Untuk itu, dia mendorong BPI Danantara bersama PT Perusahaan Gas Negara Tbk. (PGN) atau PGAS untuk meningkatkan skala investasi pengembangan infrastruktur gas berupa transmisi, distribusi dan jaringan gas.
Sebagai informasi, Kementerian ESDM memberikan sinyal akan mengalihkan subsidi LPG 3 Kg ke DME dari batu bara untuk membuat harga jual pengganti gas minyak cair tersebut lebih ekonomis.
Wakil Menteri ESDM Yuliot Tanjung menyatakan kementeriannya sedang memperhitungkan harga pokok penjualan (HPP) produk DME. Dia memastikan jika DME memerlukan subsidi, anggarannya akan berasal dari peralihan dana subsidi Gas Melon.
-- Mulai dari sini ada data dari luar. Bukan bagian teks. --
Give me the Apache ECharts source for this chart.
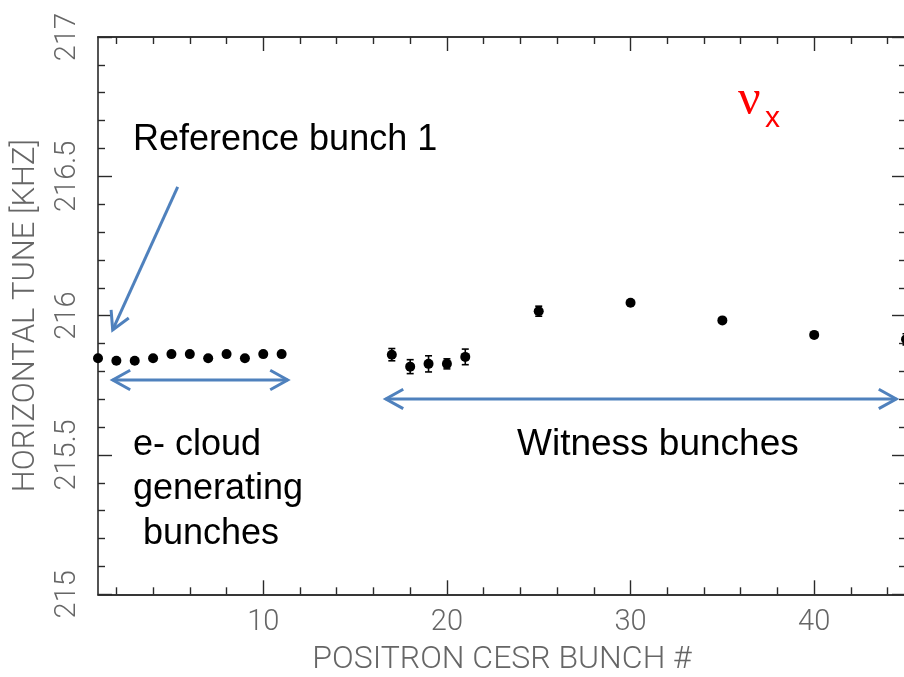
<!DOCTYPE html>
<html>
<head>
<meta charset="utf-8">
<script src="https://cdn.jsdelivr.net/npm/echarts@6/dist/echarts.min.js"></script>
<style>
  html, body { margin: 0; padding: 0; background: #fff; }
  #chart { width: 904px; height: 677px; }
</style>
</head>
<body>
<div id="chart"></div>
<script>
// Horizontal tune of each positron bunch in CESR
const bunchNumbers = [1, 2, 3, 4, 5, 6, 7, 8, 9, 10, 11, 17, 18, 19, 20, 21, 25, 30, 35, 40, 45];
const tuneKHz = [215.847, 215.838, 215.838, 215.847, 215.862, 215.862, 215.847, 215.862, 215.847, 215.862, 215.862,
                 215.860, 215.817, 215.827, 215.827, 215.852, 216.016, 216.046, 215.983, 215.931, 215.915];
const tuneErrKHz = [0, 0, 0, 0, 0, 0, 0, 0, 0, 0, 0,
                    0.022, 0.025, 0.029, 0.018, 0.028, 0.018, 0.008, 0.008, 0.008, 0.02];

const xMajorTicks = [10, 20, 30, 40];
const xMinorTicks = [2, 4, 6, 8, 12, 14, 16, 18, 22, 24, 26, 28, 32, 34, 36, 38, 42, 44];

const xTitle = 'POSITRON CESR BUNCH #';
const yTitle = 'HORIZONTAL TUNE [KHZ]';

// annotation arrows in data units: [x1, y1, x2, y2, double-headed]
const arrowNotes = [
  [5.34, 216.462, 1.80, 215.949, 0],
  [1.80, 215.769, 11.33, 215.769, 1],
  [16.67, 215.701, 44.47, 215.701, 1]
];

const points = bunchNumbers.map((b, i) => [b, tuneKHz[i]]);
const errBars = bunchNumbers
  .map((b, i) => [b, tuneKHz[i] - tuneErrKHz[i], tuneKHz[i] + tuneErrKHz[i]])
  .filter((d, i) => tuneErrKHz[i] > 0);

const tickFont = { fontFamily: 'Roboto', fontWeight: 300, color: '#666', fontSize: 29 };
const axisLine = { show: true, onZero: false, lineStyle: { color: '#2a2a2a', width: 1.6 } };
const tickStyle = { color: '#2a2a2a', width: 1.4 };
const X_MIN = 1, X_MAX = 45;

function xAxisDef(position, ticks, len, withLabels) {
  return {
    type: 'value', position, min: X_MIN, max: X_MAX,
    axisLine: axisLine,
    splitLine: { show: false },
    axisTick: { show: true, inside: true, length: len, customValues: ticks, lineStyle: tickStyle },
    axisLabel: withLabels
      ? Object.assign({ show: true, margin: 14, customValues: ticks }, tickFont)
      : { show: false }
  };
}

function yAxisDef(position, withLabels) {
  return {
    type: 'value', position, min: 215, max: 217, interval: 0.5,
    axisLine: axisLine,
    splitLine: { show: false },
    axisTick: { show: true, inside: true, length: 14, lineStyle: tickStyle },
    minorTick: { show: true, splitNumber: 5, length: 7, lineStyle: tickStyle },
    minorSplitLine: { show: false },
    axisLabel: withLabels
      ? Object.assign({ show: true, rotate: 90, margin: 16, hideOverlap: false }, tickFont)
      : { show: false }
  };
}

const xAxes = [
  xAxisDef('bottom', xMajorTicks, 14, true),
  xAxisDef('bottom', xMinorTicks, 7, false),
  xAxisDef('top', xMajorTicks, 14, false),
  xAxisDef('top', xMinorTicks, 7, false)
];
Object.assign(xAxes[0], {
  name: xTitle, nameLocation: 'middle', nameGap: 50,
  nameTextStyle: { fontFamily: 'Roboto', fontWeight: 300, color: '#666', fontSize: 32 }
});

const yAxes = [yAxisDef('left', true), yAxisDef('right', false)];
Object.assign(yAxes[0], {
  name: yTitle, nameLocation: 'middle', nameGap: 56,
  nameTextStyle: { fontFamily: 'Roboto', fontWeight: 300, color: '#666', fontSize: 31 }
});

const ARROW_BLUE = '#4F81BD';

function drawArrow(params, api) {
  const p1 = api.coord([api.value(0), api.value(1)]);
  const p2 = api.coord([api.value(2), api.value(3)]);
  const both = api.value(4) === 1;
  const L = 20, half = Math.PI / 6.2;
  const head = (tip, from) => {
    const a = Math.atan2(from[1] - tip[1], from[0] - tip[0]);
    return {
      type: 'polyline',
      shape: { points: [
        [tip[0] + L * Math.cos(a + half), tip[1] + L * Math.sin(a + half)],
        tip,
        [tip[0] + L * Math.cos(a - half), tip[1] + L * Math.sin(a - half)]
      ] },
      style: { stroke: ARROW_BLUE, lineWidth: 3, fill: null, lineJoin: 'miter' }
    };
  };
  const children = [
    { type: 'line', shape: { x1: p1[0], y1: p1[1], x2: p2[0], y2: p2[1] },
      style: { stroke: ARROW_BLUE, lineWidth: 3 } },
    head(p2, p1)
  ];
  if (both) children.push(head(p1, p2));
  return { type: 'group', children };
}

function drawErrorBar(params, api) {
  const x = api.value(0);
  const lo = api.coord([x, api.value(1)]);
  const hi = api.coord([x, api.value(2)]);
  const w = 3.5;
  const st = { stroke: '#000', lineWidth: 1.6 };
  return {
    type: 'group',
    children: [
      { type: 'line', shape: { x1: lo[0], y1: lo[1], x2: hi[0], y2: hi[1] }, style: st },
      { type: 'line', shape: { x1: lo[0] - w, y1: lo[1], x2: lo[0] + w, y2: lo[1] }, style: st },
      { type: 'line', shape: { x1: hi[0] - w, y1: hi[1], x2: hi[0] + w, y2: hi[1] }, style: st }
    ]
  };
}

const noteFont = { fontFamily: 'Liberation Sans, Arial', fontSize: 36, fill: '#000' };
const note = (text, x, y, size) => ({
  type: 'text', silent: true,
  style: Object.assign({}, noteFont, { text, x, y, verticalAlign: 'middle' }, size ? { fontSize: size } : {})
});

const chart = echarts.init(document.getElementById('chart'), null, { renderer: 'canvas' });
chart.setOption({
  animation: false,
  backgroundColor: '#fff',
  grid: { left: 98, top: 37, right: -2, bottom: 82.7, containLabel: false, outerBoundsMode: 'none' },
  xAxis: xAxes,
  yAxis: yAxes,
  series: [
    {
      type: 'custom', name: 'arrows', xAxisIndex: 0, yAxisIndex: 0,
      renderItem: drawArrow, data: arrowNotes, silent: true, clip: false
    },
    {
      type: 'custom', name: 'errors', xAxisIndex: 0, yAxisIndex: 0,
      renderItem: drawErrorBar, data: errBars, silent: true
    },
    {
      type: 'scatter', name: 'tune', xAxisIndex: 0, yAxisIndex: 0,
      data: points, symbol: 'circle', symbolSize: 10,
      itemStyle: { color: '#000', opacity: 1 }, clip: false
    }
  ],
  graphic: [
    note('Reference bunch 1', 133, 140),
    note('Witness bunches', 517, 445, 37),
    note('e- cloud', 133, 445),
    note('generating', 133, 489.5),
    note(' bunches', 133, 534),
    { type: 'text', silent: true,
      style: { text: 'ν', x: 738, y: 101, verticalAlign: 'middle', fontFamily: 'Liberation Serif', fontSize: 50, fill: '#ff0000' } },
    { type: 'text', silent: true,
      style: { text: 'x', x: 765, y: 119, verticalAlign: 'middle', fontFamily: 'Liberation Sans, Arial', fontSize: 30, fill: '#ff0000' } }
  ]
});
</script>
</body>
</html>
“Jadi kita lagi memperhitungkan berapa HPP untuk DME kalau memang ada subsidi itu kan juga merupakan pengalihan subsidi dari untuk LPG yang ada saat ini,” kata Yuliot ditemui awak media, di kantor Kementerian ESDM, Jumat (12/12/2025).
Di sisi lain, Senior Director Oil, Gas, Petrochemical BPI Danantara Wiko Migantoro sebelumnya mengatakan lembaganya tengah berupaya memastikan proyek gasifikasi batu bara itu bisa ekonomis untuk dikembangkan pada skala besar.
Wiko menuturkan kajian kelayakan investasi proyek DME juga telah dibahas bersama dengan Satgas Percepatan Hilirisasi dan Ketahanan Energi untuk mencari pola distribusi serta komersialisasi yang menarik.
“Tentu saja di situ diperlukan banyak dukungan dari pemerintah ya, agar kelak harga dari DME ini bisa lebih kurang sama dengan LPG yang sekarang,” kata Wiko kepada awak media di Jakarta, Rabu (10/12/2025).
Wiko menegaskan masih mencari skema penyaluran subsidi untuk DME agar optimal dan memiliki nilai keekonomian yang menarik.
“Toh sekarang LPG juga subsidi kan? LPG juga subsidi. Kalau gambarannya sih kira-kira nanti sama, masih akan memerlukan subsidi juga,” ucapnya.